## JOB
Count every line that holds the string "script", then give that number alone.

## INFORMATION SHOWN

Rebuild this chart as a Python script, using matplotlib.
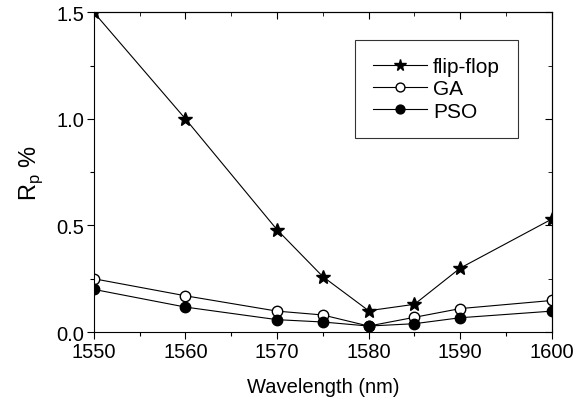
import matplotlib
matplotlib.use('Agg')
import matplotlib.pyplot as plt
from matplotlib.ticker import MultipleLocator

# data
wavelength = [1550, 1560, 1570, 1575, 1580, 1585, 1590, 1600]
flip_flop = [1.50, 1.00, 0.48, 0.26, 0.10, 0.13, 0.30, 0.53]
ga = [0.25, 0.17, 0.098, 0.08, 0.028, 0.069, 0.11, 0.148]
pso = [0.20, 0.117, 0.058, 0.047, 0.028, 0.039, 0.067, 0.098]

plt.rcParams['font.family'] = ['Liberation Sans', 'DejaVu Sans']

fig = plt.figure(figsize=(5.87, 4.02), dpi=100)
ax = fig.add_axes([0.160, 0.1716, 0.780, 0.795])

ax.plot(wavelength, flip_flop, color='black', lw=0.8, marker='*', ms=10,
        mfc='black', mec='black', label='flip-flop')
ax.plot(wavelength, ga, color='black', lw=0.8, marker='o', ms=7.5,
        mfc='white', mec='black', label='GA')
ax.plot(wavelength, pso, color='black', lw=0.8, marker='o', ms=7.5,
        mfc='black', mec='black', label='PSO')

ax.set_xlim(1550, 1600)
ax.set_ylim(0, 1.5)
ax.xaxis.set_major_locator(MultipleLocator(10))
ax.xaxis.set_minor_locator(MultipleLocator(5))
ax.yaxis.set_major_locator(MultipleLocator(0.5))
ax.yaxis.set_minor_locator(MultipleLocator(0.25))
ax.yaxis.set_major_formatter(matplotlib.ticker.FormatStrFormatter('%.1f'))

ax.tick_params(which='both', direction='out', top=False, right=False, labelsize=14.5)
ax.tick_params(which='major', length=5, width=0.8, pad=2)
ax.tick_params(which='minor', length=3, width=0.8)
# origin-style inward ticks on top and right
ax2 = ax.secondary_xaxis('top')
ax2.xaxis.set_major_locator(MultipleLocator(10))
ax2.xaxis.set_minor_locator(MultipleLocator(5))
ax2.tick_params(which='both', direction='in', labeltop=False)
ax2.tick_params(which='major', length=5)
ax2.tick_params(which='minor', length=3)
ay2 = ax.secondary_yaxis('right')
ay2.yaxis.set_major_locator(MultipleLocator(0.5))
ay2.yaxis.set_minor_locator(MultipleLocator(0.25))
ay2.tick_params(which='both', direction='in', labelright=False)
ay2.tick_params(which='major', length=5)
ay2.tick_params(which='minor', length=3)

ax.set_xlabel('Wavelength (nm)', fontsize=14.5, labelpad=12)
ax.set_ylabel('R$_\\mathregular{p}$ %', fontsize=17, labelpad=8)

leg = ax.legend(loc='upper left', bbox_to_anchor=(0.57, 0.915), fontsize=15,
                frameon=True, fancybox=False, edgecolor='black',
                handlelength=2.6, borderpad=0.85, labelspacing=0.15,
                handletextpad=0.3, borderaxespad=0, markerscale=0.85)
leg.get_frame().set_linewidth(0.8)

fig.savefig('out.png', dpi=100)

* * *

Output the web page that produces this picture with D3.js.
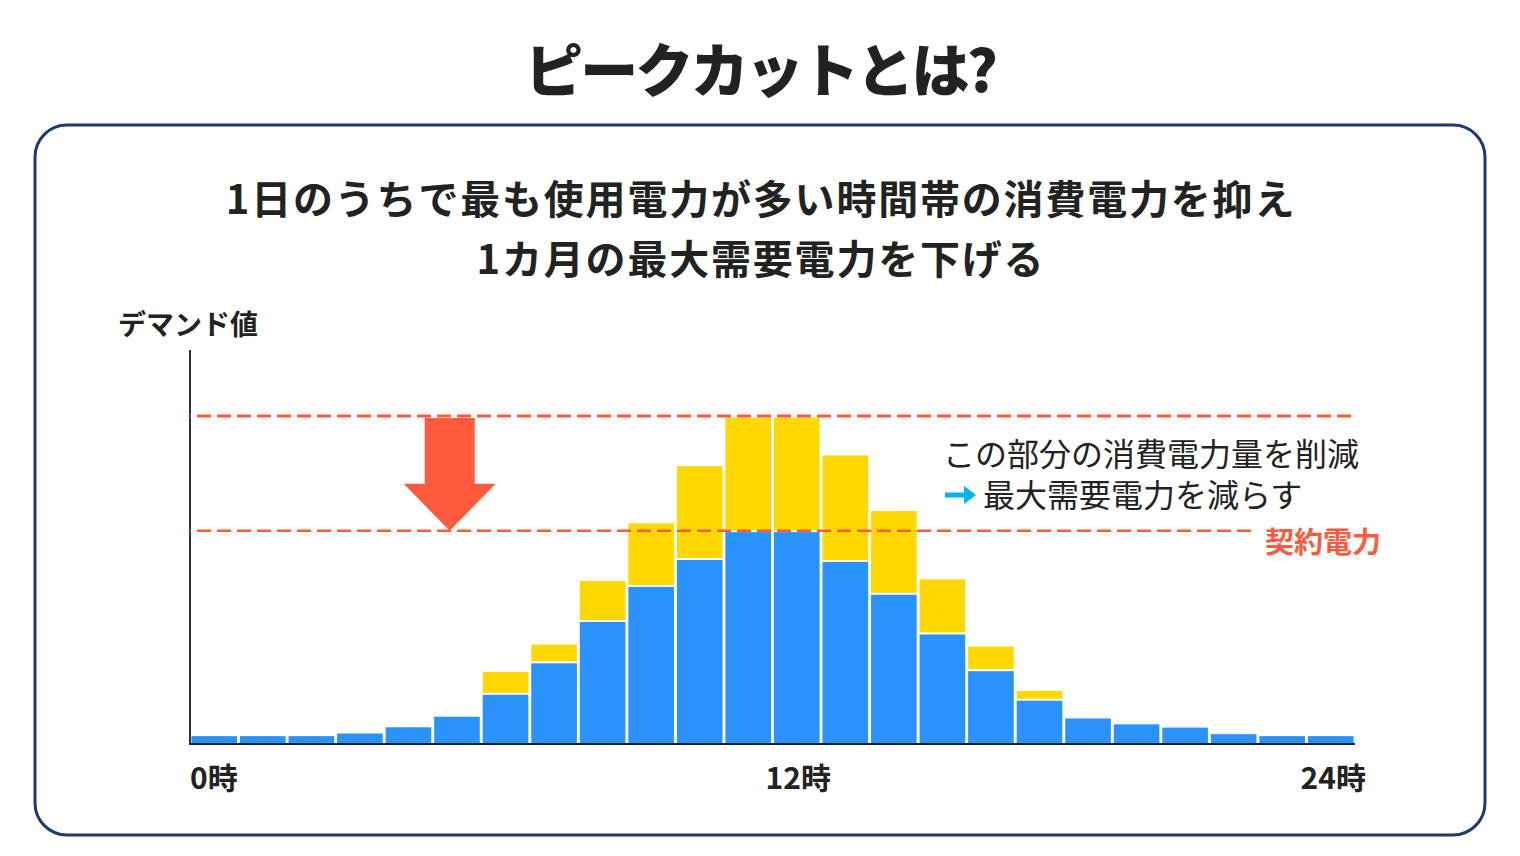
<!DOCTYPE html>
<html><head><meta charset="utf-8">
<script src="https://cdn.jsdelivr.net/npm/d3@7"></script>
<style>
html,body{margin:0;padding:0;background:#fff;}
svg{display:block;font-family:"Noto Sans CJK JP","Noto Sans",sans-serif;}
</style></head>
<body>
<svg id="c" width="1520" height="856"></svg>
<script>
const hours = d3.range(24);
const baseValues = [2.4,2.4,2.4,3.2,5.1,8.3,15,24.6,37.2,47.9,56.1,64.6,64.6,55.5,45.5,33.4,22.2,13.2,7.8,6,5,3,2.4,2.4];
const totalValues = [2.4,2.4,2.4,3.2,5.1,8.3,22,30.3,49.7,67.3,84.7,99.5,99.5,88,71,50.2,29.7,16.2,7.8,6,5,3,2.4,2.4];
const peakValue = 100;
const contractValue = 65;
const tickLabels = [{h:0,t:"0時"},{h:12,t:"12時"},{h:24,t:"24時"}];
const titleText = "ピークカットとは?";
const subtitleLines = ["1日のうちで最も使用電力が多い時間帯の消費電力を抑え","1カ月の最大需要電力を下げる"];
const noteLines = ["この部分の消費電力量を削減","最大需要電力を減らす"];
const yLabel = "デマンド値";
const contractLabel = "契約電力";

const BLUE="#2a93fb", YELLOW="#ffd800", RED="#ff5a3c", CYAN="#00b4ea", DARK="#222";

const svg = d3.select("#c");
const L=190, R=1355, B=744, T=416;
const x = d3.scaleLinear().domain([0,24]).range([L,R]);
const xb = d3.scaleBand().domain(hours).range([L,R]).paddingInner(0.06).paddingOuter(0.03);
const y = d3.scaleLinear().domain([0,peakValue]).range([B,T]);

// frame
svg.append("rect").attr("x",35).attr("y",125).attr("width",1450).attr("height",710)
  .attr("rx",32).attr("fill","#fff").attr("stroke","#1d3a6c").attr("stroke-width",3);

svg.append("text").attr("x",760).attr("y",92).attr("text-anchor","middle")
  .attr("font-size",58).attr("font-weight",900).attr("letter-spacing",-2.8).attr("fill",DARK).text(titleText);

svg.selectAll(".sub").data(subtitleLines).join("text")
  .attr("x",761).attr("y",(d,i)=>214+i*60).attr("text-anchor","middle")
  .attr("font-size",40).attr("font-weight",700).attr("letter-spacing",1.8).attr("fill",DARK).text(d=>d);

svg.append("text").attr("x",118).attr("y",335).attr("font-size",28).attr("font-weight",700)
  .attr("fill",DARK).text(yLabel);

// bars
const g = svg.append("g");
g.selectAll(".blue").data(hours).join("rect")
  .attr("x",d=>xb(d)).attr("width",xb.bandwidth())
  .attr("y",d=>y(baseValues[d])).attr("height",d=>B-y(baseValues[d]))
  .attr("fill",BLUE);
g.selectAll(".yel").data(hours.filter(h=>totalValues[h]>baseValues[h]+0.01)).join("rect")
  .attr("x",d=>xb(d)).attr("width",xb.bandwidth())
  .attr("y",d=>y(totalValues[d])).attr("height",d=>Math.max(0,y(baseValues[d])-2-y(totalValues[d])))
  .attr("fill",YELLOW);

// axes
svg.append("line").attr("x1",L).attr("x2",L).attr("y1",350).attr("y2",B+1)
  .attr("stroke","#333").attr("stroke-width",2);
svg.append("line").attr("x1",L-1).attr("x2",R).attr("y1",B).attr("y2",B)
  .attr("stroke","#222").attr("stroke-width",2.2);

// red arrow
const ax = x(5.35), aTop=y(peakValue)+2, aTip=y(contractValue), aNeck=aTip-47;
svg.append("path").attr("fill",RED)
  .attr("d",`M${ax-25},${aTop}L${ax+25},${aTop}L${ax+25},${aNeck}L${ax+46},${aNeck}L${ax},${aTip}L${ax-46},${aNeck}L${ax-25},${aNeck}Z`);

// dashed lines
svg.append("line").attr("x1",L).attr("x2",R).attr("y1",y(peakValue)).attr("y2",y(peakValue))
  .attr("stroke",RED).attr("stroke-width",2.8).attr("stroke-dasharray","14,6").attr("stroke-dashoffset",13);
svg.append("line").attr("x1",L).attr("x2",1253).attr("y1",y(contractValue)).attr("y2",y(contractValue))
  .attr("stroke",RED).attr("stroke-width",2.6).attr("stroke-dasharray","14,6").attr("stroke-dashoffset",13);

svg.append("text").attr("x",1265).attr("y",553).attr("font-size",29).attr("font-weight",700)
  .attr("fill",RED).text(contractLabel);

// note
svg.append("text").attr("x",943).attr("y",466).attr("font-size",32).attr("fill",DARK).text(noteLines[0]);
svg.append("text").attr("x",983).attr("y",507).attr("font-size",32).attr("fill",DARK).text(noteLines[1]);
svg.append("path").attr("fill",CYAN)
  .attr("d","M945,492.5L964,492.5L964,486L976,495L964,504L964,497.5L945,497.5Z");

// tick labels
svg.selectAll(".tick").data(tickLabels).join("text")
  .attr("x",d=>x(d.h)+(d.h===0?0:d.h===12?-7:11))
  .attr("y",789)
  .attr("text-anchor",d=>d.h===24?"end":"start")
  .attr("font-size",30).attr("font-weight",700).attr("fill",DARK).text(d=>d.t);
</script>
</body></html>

## WRITTEN SOLUTION
4